Of course, burgushi has the advantage that it’s a talking point. It’s why locals bring their out-of-town friends to The Cowfish, Hill says, “and you can’t find it anywhere else.”

Upscale Playful

The Cowfish also has its own vibe. It’s noisy—think concrete floors and high ceilings—but in a school dining hall kind of way. It’s fun, there’s a tank with an actual cowfish in each location, and recorded voices play in the bathrooms, speaking in what the owners describe as three languages: English, Indonesian, and “redneck.” Ironically, it’s also a step above casual dining, offering a menu that’s certainly not standard fare.

This atmosphere didn’t happen by accident. “We want people to remember the culture that is living and breathing in the staff,” Hill says. “We’re not blind to it; that culture piece is going to be the most difficult part to re-create as we grow. There’s always something a little quirky, a little off-center at The Cowfish.”

But the restaurant’s culture also had to be subtle enough to keep the food the focus, while remaining equally supportive of both cow and fish—basically neutral to both the sushi and the burgers. To carry this through in new locations, Springate and Hill move team members to new locations. In fact, more than half of the management team in Atlanta will transfer from existing locations.

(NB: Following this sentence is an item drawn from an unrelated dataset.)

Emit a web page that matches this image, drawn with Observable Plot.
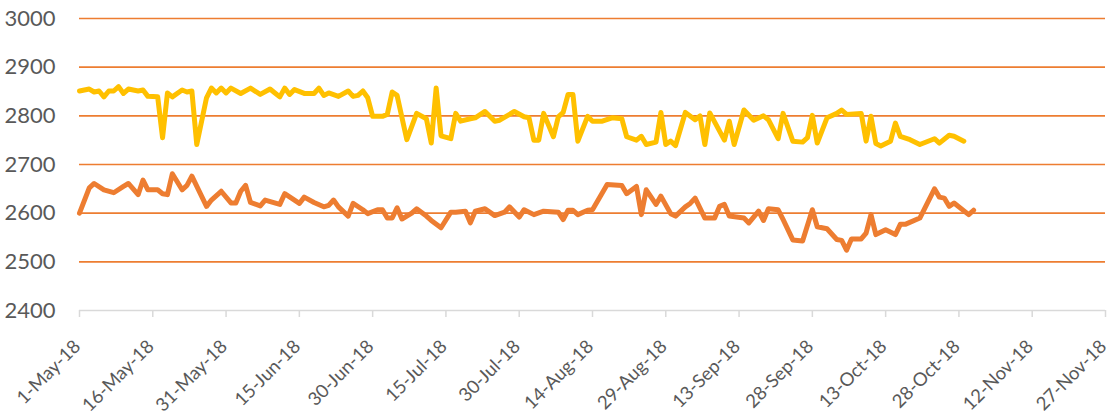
<!DOCTYPE html>
<html>
<head>
<meta charset="utf-8">
<script src="https://cdn.jsdelivr.net/npm/d3@7"></script>
<script src="https://cdn.jsdelivr.net/npm/@observablehq/plot@0.6"></script>
<style>
  html, body { margin: 0; padding: 0; background: #fff; }
  #chart svg { display: block; }
</style>
</head>
<body>
<div id="chart"></div>
<script>
// Upper (yellow) series
const yellowDates = ["2018-05-01","2018-05-03","2018-05-04","2018-05-05","2018-05-06","2018-05-07","2018-05-08","2018-05-09","2018-05-10","2018-05-11","2018-05-13","2018-05-14","2018-05-15","2018-05-17","2018-05-18","2018-05-19","2018-05-20","2018-05-22","2018-05-23","2018-05-24","2018-05-25","2018-05-27","2018-05-28","2018-05-29","2018-05-30","2018-05-31","2018-06-01","2018-06-03","2018-06-05","2018-06-07","2018-06-09","2018-06-10","2018-06-11","2018-06-12","2018-06-13","2018-06-14","2018-06-16","2018-06-18","2018-06-19","2018-06-20","2018-06-21","2018-06-23","2018-06-25","2018-06-26","2018-06-27","2018-06-28","2018-06-29","2018-06-30","2018-07-02","2018-07-03","2018-07-04","2018-07-05","2018-07-07","2018-07-09","2018-07-11","2018-07-12","2018-07-13","2018-07-14","2018-07-16","2018-07-17","2018-07-18","2018-07-20","2018-07-21","2018-07-23","2018-07-25","2018-07-26","2018-07-29","2018-07-31","2018-08-01","2018-08-02","2018-08-03","2018-08-04","2018-08-06","2018-08-07","2018-08-08","2018-08-09","2018-08-10","2018-08-11","2018-08-13","2018-08-14","2018-08-16","2018-08-18","2018-08-20","2018-08-21","2018-08-23","2018-08-24","2018-08-25","2018-08-27","2018-08-28","2018-08-29","2018-08-30","2018-08-31","2018-09-02","2018-09-04","2018-09-05","2018-09-06","2018-09-07","2018-09-10","2018-09-11","2018-09-12","2018-09-14","2018-09-16","2018-09-18","2018-09-19","2018-09-21","2018-09-22","2018-09-24","2018-09-26","2018-09-27","2018-09-28","2018-09-29","2018-10-01","2018-10-03","2018-10-04","2018-10-05","2018-10-08","2018-10-09","2018-10-10","2018-10-11","2018-10-12","2018-10-14","2018-10-15","2018-10-16","2018-10-18","2018-10-20","2018-10-23","2018-10-24","2018-10-26","2018-10-27","2018-10-29"];
const yellowValues = [2851,2855,2849,2851,2839,2851,2851,2860,2846,2855,2851,2853,2840,2839,2755,2847,2839,2853,2849,2851,2741,2837,2857,2847,2857,2847,2857,2846,2857,2844,2855,2847,2839,2857,2844,2854,2846,2846,2857,2842,2847,2840,2851,2840,2842,2851,2837,2799,2799,2803,2849,2842,2751,2805,2794,2744,2857,2759,2753,2805,2789,2794,2796,2809,2789,2791,2809,2798,2796,2750,2750,2805,2757,2798,2807,2844,2844,2748,2799,2789,2789,2796,2794,2757,2750,2758,2741,2746,2807,2741,2748,2739,2807,2792,2800,2741,2806,2750,2789,2741,2812,2791,2800,2792,2753,2805,2748,2746,2755,2801,2744,2796,2805,2812,2803,2805,2748,2799,2743,2738,2748,2785,2758,2751,2741,2753,2744,2760,2758,2748];

// Lower (orange) series
const orangeDates = ["2018-05-01","2018-05-03","2018-05-04","2018-05-06","2018-05-08","2018-05-10","2018-05-11","2018-05-13","2018-05-14","2018-05-15","2018-05-17","2018-05-18","2018-05-19","2018-05-20","2018-05-22","2018-05-23","2018-05-24","2018-05-27","2018-05-28","2018-05-30","2018-06-01","2018-06-02","2018-06-03","2018-06-04","2018-06-05","2018-06-07","2018-06-08","2018-06-11","2018-06-12","2018-06-15","2018-06-16","2018-06-18","2018-06-20","2018-06-21","2018-06-22","2018-06-23","2018-06-25","2018-06-26","2018-06-28","2018-06-29","2018-07-01","2018-07-02","2018-07-03","2018-07-04","2018-07-05","2018-07-06","2018-07-08","2018-07-09","2018-07-11","2018-07-12","2018-07-14","2018-07-16","2018-07-17","2018-07-19","2018-07-20","2018-07-21","2018-07-23","2018-07-25","2018-07-27","2018-07-28","2018-07-30","2018-07-31","2018-08-02","2018-08-04","2018-08-07","2018-08-08","2018-08-09","2018-08-10","2018-08-11","2018-08-13","2018-08-14","2018-08-17","2018-08-20","2018-08-21","2018-08-23","2018-08-24","2018-08-25","2018-08-27","2018-08-28","2018-08-30","2018-08-31","2018-09-02","2018-09-03","2018-09-04","2018-09-06","2018-09-08","2018-09-09","2018-09-10","2018-09-11","2018-09-14","2018-09-15","2018-09-17","2018-09-18","2018-09-19","2018-09-21","2018-09-22","2018-09-24","2018-09-26","2018-09-28","2018-09-29","2018-10-01","2018-10-03","2018-10-04","2018-10-05","2018-10-06","2018-10-08","2018-10-09","2018-10-10","2018-10-11","2018-10-13","2018-10-15","2018-10-16","2018-10-17","2018-10-20","2018-10-23","2018-10-24","2018-10-25","2018-10-26","2018-10-27","2018-10-30","2018-10-31"];
const orangeValues = [2600,2652,2661,2648,2642,2655,2661,2638,2668,2648,2648,2640,2638,2681,2648,2657,2676,2614,2627,2645,2621,2621,2645,2657,2622,2615,2627,2618,2640,2620,2633,2622,2613,2616,2627,2613,2594,2620,2607,2599,2607,2607,2590,2590,2611,2588,2600,2609,2594,2585,2570,2602,2602,2604,2580,2604,2609,2595,2602,2613,2592,2607,2597,2604,2602,2587,2606,2606,2597,2606,2607,2659,2657,2640,2655,2597,2648,2618,2635,2599,2594,2613,2620,2631,2590,2590,2614,2618,2594,2590,2580,2604,2585,2609,2607,2587,2545,2543,2607,2572,2568,2546,2544,2524,2547,2547,2559,2597,2556,2566,2556,2577,2577,2590,2650,2633,2631,2614,2621,2597,2606];

// Axis ticks
const xTickDates = ["2018-05-01","2018-05-16","2018-05-31","2018-06-15","2018-06-30","2018-07-15","2018-07-30","2018-08-14","2018-08-29","2018-09-13","2018-09-28","2018-10-13","2018-10-28","2018-11-12","2018-11-27"];
const yTicks = [2400, 2500, 2600, 2700, 2800, 2900, 3000];
const gridValues = [2500, 2600, 2700, 2800, 2900, 3000];

const parse = d3.utcParse("%Y-%m-%d");
const yellow = yellowDates.map((d, i) => ({date: parse(d), value: yellowValues[i]}));
const orange = orangeDates.map((d, i) => ({date: parse(d), value: orangeValues[i]}));
const xTicks = xTickDates.map(parse);

const chart = Plot.plot({
  width: 1113,
  height: 417,
  marginLeft: 79,
  marginRight: 8,
  marginTop: 18,
  marginBottom: 107,
  style: {fontFamily: "Lato, 'Open Sans', sans-serif", background: "#fff", color: "#595959"},
  x: {type: "utc", domain: [xTicks[0], xTicks[xTicks.length - 1]]},
  y: {domain: [2400, 3000]},
  marks: [
    Plot.ruleY(gridValues, {stroke: "#ED7D31", strokeWidth: 1.6}),
    Plot.ruleY([2400], {stroke: "#d9d9d9", strokeWidth: 1.5}),
    // tick marks below the axis line
    Plot.ruleX(xTicks, {y1: 2400, y2: 2400, insetBottom: -7, stroke: "#d9d9d9", strokeWidth: 1.5}),
    Plot.axisX(xTicks, {
      tickRotate: -45,
      tickFormat: d3.utcFormat("%-d-%b-%y"),
      tickSize: 0,
      tickPadding: 33,
      dx: -2,
      fill: "#595959",
      fontSize: 18.5,
      label: null
    }),
    Plot.axisY(yTicks, {tickSize: 0, tickPadding: 24, fontSize: 22, fill: "#595959", tickFormat: d3.format("d"), label: null}),
    Plot.lineY(yellow, {x: "date", y: "value", stroke: "#FFC000", strokeWidth: 5, strokeLinejoin: "round", strokeLinecap: "round"}),
    Plot.lineY(orange, {x: "date", y: "value", stroke: "#ED7D31", strokeWidth: 5, strokeLinejoin: "round", strokeLinecap: "round"})
  ]
});
document.getElementById("chart").appendChild(chart);
</script>
</body>
</html>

“The business is becoming much more about systems and making sure everyone is following those systems to a T,” Hill says. “But at the same time, you can become so system-focused to be chainy and I don’t want that ‘c’ word attached to our company.” In fact, that would be antipathetic to everything they want The Cowfish to be.

Perhaps the most daring move for Hill and Springate has been the Universal CityWalk location, primarily because it’s a license-agreement business model.

“It’s a work-in-progress to have someone else running your baby, running your brand,” Springate says. “It’s always scary to give it up to someone else—but if we were going to give it up, I don’t think we could find a better partner.”

It was Universal who approached The Cowfish owners, and both companies have benefitted. “We’ve learned more about purchasing, menu development, menu design, and placement of menu items,” says Springate. “Universal has become a great ally for us.”